On top of these, the geopolitics in Asia has not been favorable, according to Jusuf Wanandi at the Centre for Strategic and International Studies. There are threatening tensions surrounding the East China Sea between China and Japan and the North-South Korean border, as well as increasing assertiveness of China in the South China Sea that urges a conclusion to the code of conduct.

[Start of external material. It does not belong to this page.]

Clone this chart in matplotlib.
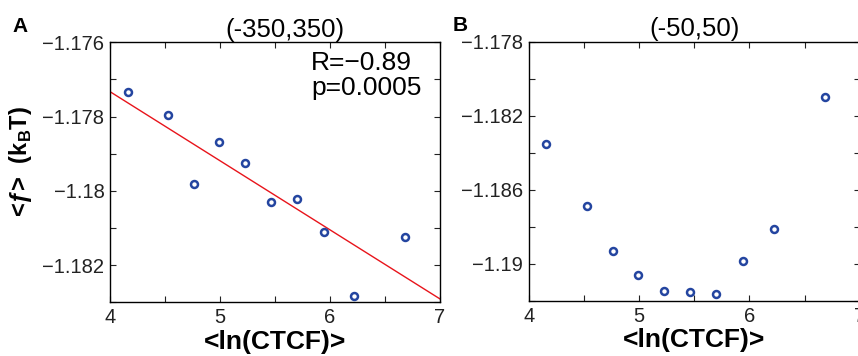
import matplotlib
matplotlib.use("Agg")
import matplotlib.pyplot as plt
import numpy as np

plt.rcParams['font.family'] = ['Liberation Sans', 'DejaVu Sans']
plt.rcParams['mathtext.fontset'] = 'custom'
plt.rcParams['mathtext.rm'] = 'Liberation Sans:bold'
plt.rcParams['mathtext.bf'] = 'Liberation Sans:bold'

# mean ln(CTCF) per bin (same for both panels)
ln_ctcf = [4.16, 4.525, 4.767, 4.994, 5.226, 5.466, 5.702, 5.943, 6.222, 6.684]

# mean free energy, window (-350,350)
f_350 = [-1.17733, -1.17797, -1.17982, -1.17868, -1.17925,
         -1.18031, -1.18022, -1.18111, -1.18283, -1.18123]
# mean free energy, window (-50,50)
f_50 = [-1.18350, -1.18686, -1.18931, -1.19061, -1.19146,
        -1.19151, -1.19160, -1.18982, -1.18809, -1.18101]

titles = ['(-350,350)', '(-50,50)']
stats_text = 'R=\u22120.89\np=0.0005'

blue = '#2445a0'
fig = plt.figure(figsize=(8.58, 3.56), dpi=100)
axA = fig.add_axes([0.1282, 0.1508, 0.3846, 0.7304])
axB = fig.add_axes([0.6162, 0.1545, 0.3858, 0.7284])


def style(ax, ylim, yticks, labelled):
    ax.set_xlim(4, 7)
    ax.set_ylim(*ylim)
    ax.set_xticks(np.arange(4, 7.01, 0.5))
    ax.set_xticklabels(['4', '', '5', '', '6', '', '7'])
    ax.set_yticks(yticks)
    ax.set_yticklabels([('%g' % v).replace('-', '\u2212') if v in labelled else ''
                        for v in np.round(yticks, 3)])
    ax.tick_params(direction='in', top=True, right=True, length=4,
                   labelsize=14.5, width=0.8, colors='#222222', pad=4)
    for s in ax.spines.values():
        s.set_linewidth(1.0)
    ax.set_xlabel('<ln(CTCF)>', fontsize=19, fontweight='bold', labelpad=2)


# panel A
x = np.array(ln_ctcf)
k, b = np.polyfit(x, f_350, 1)
xx = np.array([4, 7])
axA.plot(xx, k * xx + b, color='#e8141b', lw=1.0)
axA.plot(x, f_350, 'o', mfc='none', mec=blue, ms=5, mew=1.8)
yt = np.round(np.arange(-1.183, -1.1759, 0.001), 3)
style(axA, (-1.183, -1.176), yt, [-1.176, -1.178, -1.18, -1.182])
axA.set_title(titles[0], fontsize=18.5, pad=4, x=0.53)
axA.text(0.61, 0.965, stats_text, transform=axA.transAxes, fontsize=19,
         va='top', ha='left', linespacing=1.05)

# panel B
axB.plot(x, f_50, 'o', mfc='none', mec=blue, ms=5, mew=1.8)
yt = np.round(np.arange(-1.192, -1.1779, 0.002), 3)
style(axB, (-1.192, -1.178), yt, [-1.178, -1.182, -1.186, -1.19])
axB.set_title(titles[1], fontsize=18.5, pad=4)

fig.text(21 / 858, 1 - 162 / 356, '<\u0192>  (k$_\\mathrm{B}$T)', rotation=90,
         ha='center', va='center', fontsize=17, fontweight='bold')
fig.text(12 / 858, 1 - 32 / 356, 'A', fontsize=15, fontweight='bold')
fig.text(453 / 858, 1 - 31 / 356, 'B', fontsize=15, fontweight='bold')

fig.savefig('out.png', dpi=100)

What I would like to bring to the surface here is the institutional issues of a rising Asia. The meaning of institutions is multiple. But, what I believe is true about what shapes institutions that often is being played down by many economists is social norms and culture. Kaushik Basu in his new book Beyond the Invisible Hand (2010) correctly argues that culture and social norms are as important as law. This can be easily understood if we accept the fact that human beings are social beings - we react to what others do instead of just following our innate feelings and most of the things we do are dictated by automaticity shaped by culture and social norms in which we are brought up. This leads to the fact that "equilibrium differences" are bigger than "innate differences". This is why the Asia's jewels - China, Indonesia, and India - may be trapped in the "low equilibrium" with people's bad behaviors reinforcing each other, and rise as a market-based country with economic prosperity but poor institutions, governance, and even political environment. So, the threat of "middle-income trap" is justifiable.

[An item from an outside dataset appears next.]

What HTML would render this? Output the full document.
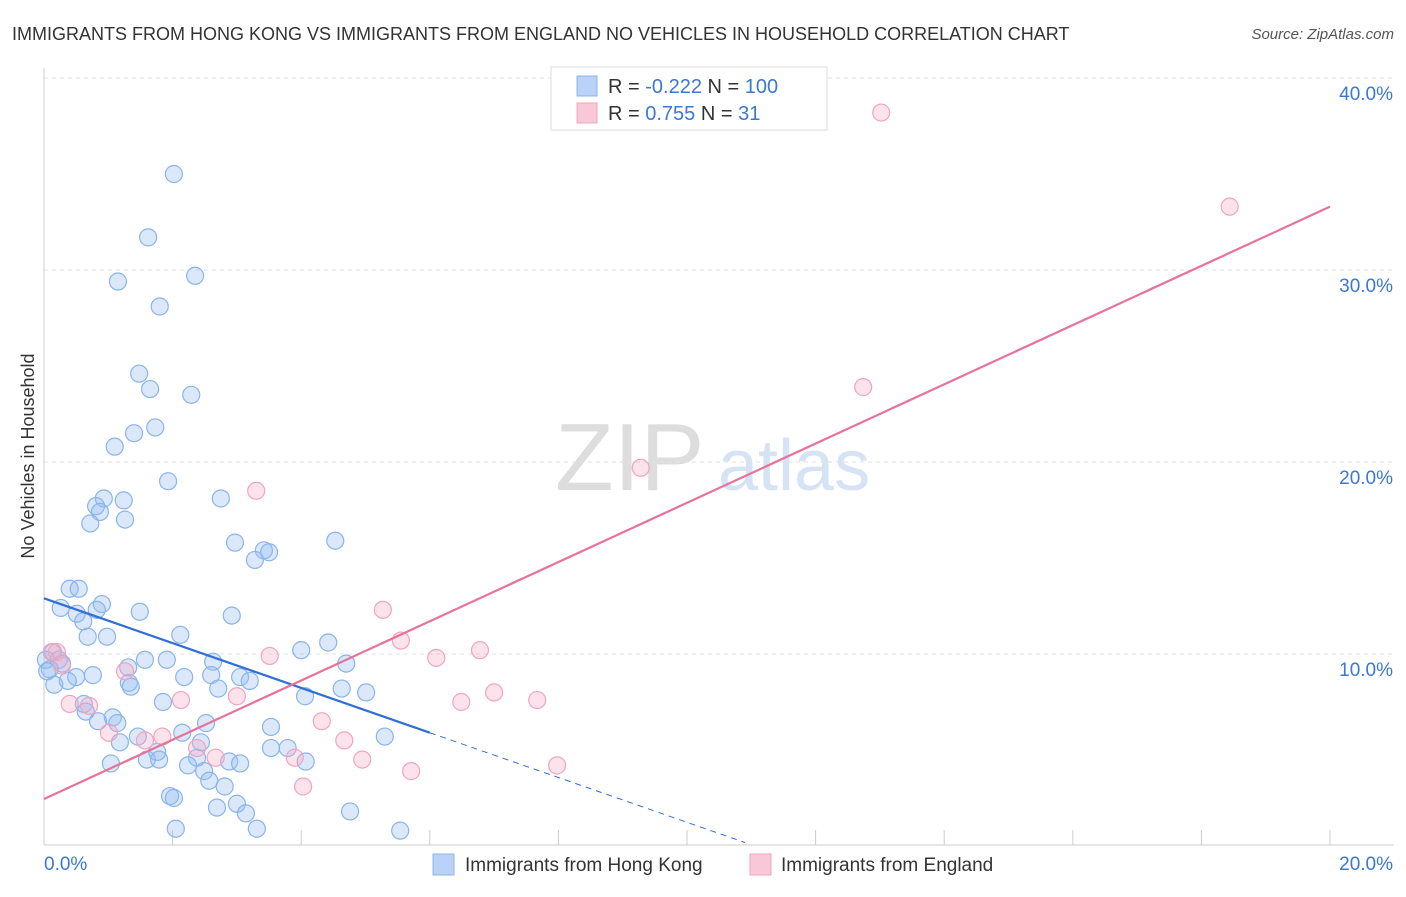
<!DOCTYPE html>
<html><head><meta charset="utf-8"><style>
body{margin:0;background:#fff;font-family:"Liberation Sans",sans-serif;}
svg text{font-family:"Liberation Sans",sans-serif;}
</style></head><body>
<svg id="chart" width="1406" height="892">
<text x="12" y="40" font-size="18" fill="#333">IMMIGRANTS FROM HONG KONG VS IMMIGRANTS FROM ENGLAND NO VEHICLES IN HOUSEHOLD CORRELATION CHART</text>
<text x="1394" y="39" font-size="15" fill="#555" text-anchor="end" font-style="italic">Source: ZipAtlas.com</text>
<text x="34" y="456" font-size="18" fill="#333" text-anchor="middle" transform="rotate(-90 34 456)">No Vehicles in Household</text>
<g><text x="555" y="490" font-size="96" fill="#ddd" font-family="Liberation Serif">ZIP</text><text x="718" y="490" font-size="72" fill="#d5e3f5">atlas</text></g>
<g id="grid"></g><g id="marks"></g>
<g>
<rect x="551" y="67" width="276" height="63" fill="#fff" stroke="#ddd"/>
<rect x="577" y="76" width="20" height="20" fill="#b9d2f5" stroke="#8ab4ec"/>
<rect x="577" y="103" width="20" height="20" fill="#f9c8d7" stroke="#f0a5bf"/>
<text x="608" y="93" font-size="20" fill="#333">R = <tspan fill="#3a78d4">-0.222</tspan>   N = <tspan fill="#3a78d4">100</tspan></text>
<text x="608" y="120" font-size="20" fill="#333">R = <tspan fill="#3a78d4"> 0.755</tspan>   N = <tspan fill="#3a78d4">   31</tspan></text>
</g>
<g>
<rect x="433" y="854" width="21" height="21" fill="#b9d2f5" stroke="#8ab4ec"/>
<text x="465" y="871" font-size="19" fill="#333">Immigrants from Hong Kong</text>
<rect x="750" y="854" width="21" height="21" fill="#f9c8d7" stroke="#f0a5bf"/>
<text x="781" y="871" font-size="19" fill="#333">Immigrants from England</text>
</g>
</svg>
<script>
const xTicks=[0,2,4,6,8,10,12,14,16,18,20];
const yTicks=[10,20,30,40];
const yTickLabels=["10.0%","20.0%","30.0%","40.0%"];
const blueX=[2.02,1.62,1.15,2.35,1.80,1.48,1.65,2.29,1.73,1.40,1.10,1.93,0.93,0.81,1.24,2.75,0.87,0.72,1.26,2.97,3.42,3.50,3.28,4.53,0.40,0.54,0.26,0.90,0.82,0.51,0.61,1.49,2.92,0.68,0.98,2.12,4.00,4.42,0.14,0.23,0.03,0.28,1.57,1.91,2.63,4.70,0.09,0.05,1.31,0.50,0.76,0.37,2.18,2.60,3.05,3.20,0.16,1.32,1.35,2.71,4.63,5.01,4.06,1.85,0.62,0.65,1.07,0.84,1.14,2.52,3.53,1.46,2.15,5.30,1.18,2.44,1.04,1.60,1.76,1.79,2.38,2.24,2.88,3.05,3.53,3.79,4.07,2.49,2.57,2.81,1.96,2.02,3.00,2.69,3.14,4.76,2.05,3.31,5.54];
const blueY=[35.0,31.7,29.4,29.7,28.1,24.6,23.8,23.5,21.8,21.5,20.8,19.0,18.1,17.7,18.0,18.1,17.4,16.8,17.0,15.8,15.4,15.3,14.9,15.9,13.4,13.4,12.4,12.6,12.3,12.1,11.7,12.2,12.0,10.9,10.9,11.0,10.2,10.6,10.1,9.7,9.7,9.5,9.7,9.7,9.6,9.5,9.2,9.1,9.3,8.8,8.9,8.6,8.8,8.9,8.8,8.6,8.4,8.5,8.3,8.2,8.2,8.0,7.8,7.5,7.4,7.0,6.7,6.5,6.4,6.4,6.2,5.7,5.9,5.7,5.4,5.4,4.3,4.5,4.9,4.5,4.6,4.2,4.4,4.3,5.1,5.1,4.4,3.9,3.4,3.1,2.6,2.5,2.2,2.0,1.7,1.8,0.9,0.9,0.8];
const pinkX=[13.02,18.44,12.74,9.28,3.30,5.27,5.55,0.12,0.20,3.51,6.78,6.10,0.28,1.26,2.13,3.00,7.00,6.49,7.67,0.40,0.70,4.32,4.67,1.84,1.01,1.57,2.38,2.67,3.90,4.95,5.71,4.03,7.98];
const pinkY=[38.2,33.3,23.9,19.7,18.5,12.3,10.7,10.1,10.1,9.9,10.2,9.8,9.4,9.1,7.6,7.8,8.0,7.5,7.6,7.4,7.3,6.5,5.5,5.7,5.9,5.5,5.1,4.6,4.6,4.5,3.9,3.1,4.2];
const blueTrend=[12.9,5.9]; // y at x=0 and x=6 (solid end)
const blueTrendEnd=10.9;
const pinkTrend=[2.45,33.3]; // y at x=0 and x=20
const NS="http://www.w3.org/2000/svg";
const X=v=>44+v*64.3, Y=v=>846-v*19.2;
const grid=document.getElementById('grid'), marks=document.getElementById('marks');
function mk(tag,attrs,parent){const e=document.createElementNS(NS,tag);for(const k in attrs)e.setAttribute(k,attrs[k]);parent.appendChild(e);return e;}
yTicks.forEach((t,i)=>{
 const l=mk('line',{x1:44,x2:1394,y1:Y(t),y2:Y(t),stroke:'#e2e2e2','stroke-dasharray':'4,4'},grid);
 
 
 const tx=mk('text',{x:1393,y:Y(t)+22,'font-size':19,fill:'#3a78d4','text-anchor':'end'},grid);
 tx.textContent=yTickLabels[i];
 
 
});
const ax=mk('line',{x1:44,x2:1394,y1:845,y2:845,stroke:'#ccc'},grid);


const ay=mk('line',{x1:44,x2:44,y1:68,y2:845,stroke:'#ccc'},grid);


xTicks.forEach(t=>{
 const l=mk('line',{x1:X(t),x2:X(t),y1:830,y2:845,stroke:'#ccc'},grid);
 
 
});
const xl0=mk('text',{x:44,y:870,'font-size':19,fill:'#3a78d4'},grid);xl0.textContent='0.0%';


const xl1=mk('text',{x:1393,y:870,'font-size':19,fill:'#3a78d4','text-anchor':'end'},grid);xl1.textContent='20.0%';


blueX.forEach((v,i)=>{
 const c=mk('circle',{cx:X(v),cy:Y(blueY[i]),r:8.5,fill:'rgba(150,188,240,0.35)',stroke:'#8ab4ec','stroke-width':1.2},marks);
 
 
});
pinkX.forEach((v,i)=>{
 const c=mk('circle',{cx:X(v),cy:Y(pinkY[i]),r:8.5,fill:'rgba(246,172,197,0.35)',stroke:'#f0a5bf','stroke-width':1.2},marks);
 
 
});
const bs=(blueTrend[1]-blueTrend[0])/6;
const bl=mk('line',{x1:X(0),y1:Y(blueTrend[0]),x2:X(6),y2:Y(blueTrend[1]),stroke:'#2f6fd6','stroke-width':2.2},marks);


const bd=mk('line',{x1:X(6),y1:Y(blueTrend[1]),x2:X(blueTrendEnd),y2:Y(blueTrend[0]+bs*blueTrendEnd),stroke:'#2f6fd6','stroke-width':1,'stroke-dasharray':'6,5'},marks);


const pl=mk('line',{x1:X(0),y1:Y(pinkTrend[0]),x2:X(20),y2:Y(pinkTrend[1]),stroke:'#e8729a','stroke-width':2.2},marks);


</script>
</body></html>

One other important issue to add to the above contentions is the regional and global cooperation to build a more equitable and sustainable Asia. The Asia's jewels' foreign policies have been outward-looking and their stakes on the high tables are big: India hosted leaders from all five permanent members of the United Nations Security Councils last year; Indonesia will host the first expanded East Asian Summit this year with two new members, Russia and the U.S., and with a possibility of hosting the G20 Finance Ministerial and Central Bank Governors' Meeting in 2013; and China's Hu Jintao 2011 visit to the U.S. will set the basis for the coming decades of bilateral relationship, whose stability is also of the global countries' interests. Soft-power policies coming from the region is necessary. Mahendra Siregar, Indonesian deputy Minister of trade and the Indonesian G20 Sherpa, correctly reminded us that Asia's outward looking strategies should be geared towards re-orienting our focus to how Asia can contribute to the global economic recovery, and not vice versa.

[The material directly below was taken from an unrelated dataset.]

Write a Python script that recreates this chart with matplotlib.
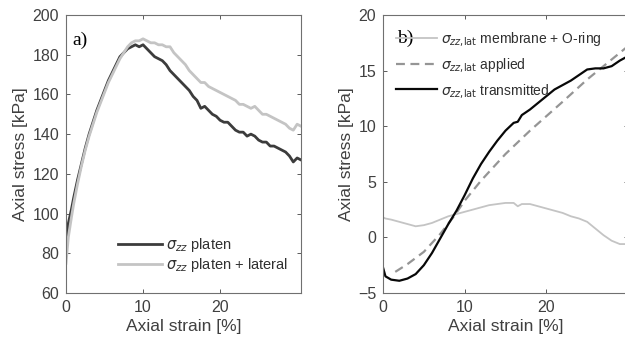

On January 18, 2011, Jim Yardley wrote an article in The New York Times titled "Lauded Abroad, Indian Leader is Besieged at Home" and on January 20, 2011, another article titled "Influential Abroad, but Under Fire in New Delhi" appeared in International Herald Tribune. Similarly, in Indonesia, while foreign observers gleefully watch the rise of an unlikely star, Indonesian citizens despondently suffer from the continued widespread and corrosive corruption at all levels of the government, the judiciary, and the legislature.
Unless all these reforms are being pursued, a "rising Asia" hidden behind high economic growth figures seems to be a misnomer.
Maria Monica Wihardja is a researcher at the Centre for Strategic and International Studies and a lecturer at the Department of Economics, University of Indonesia.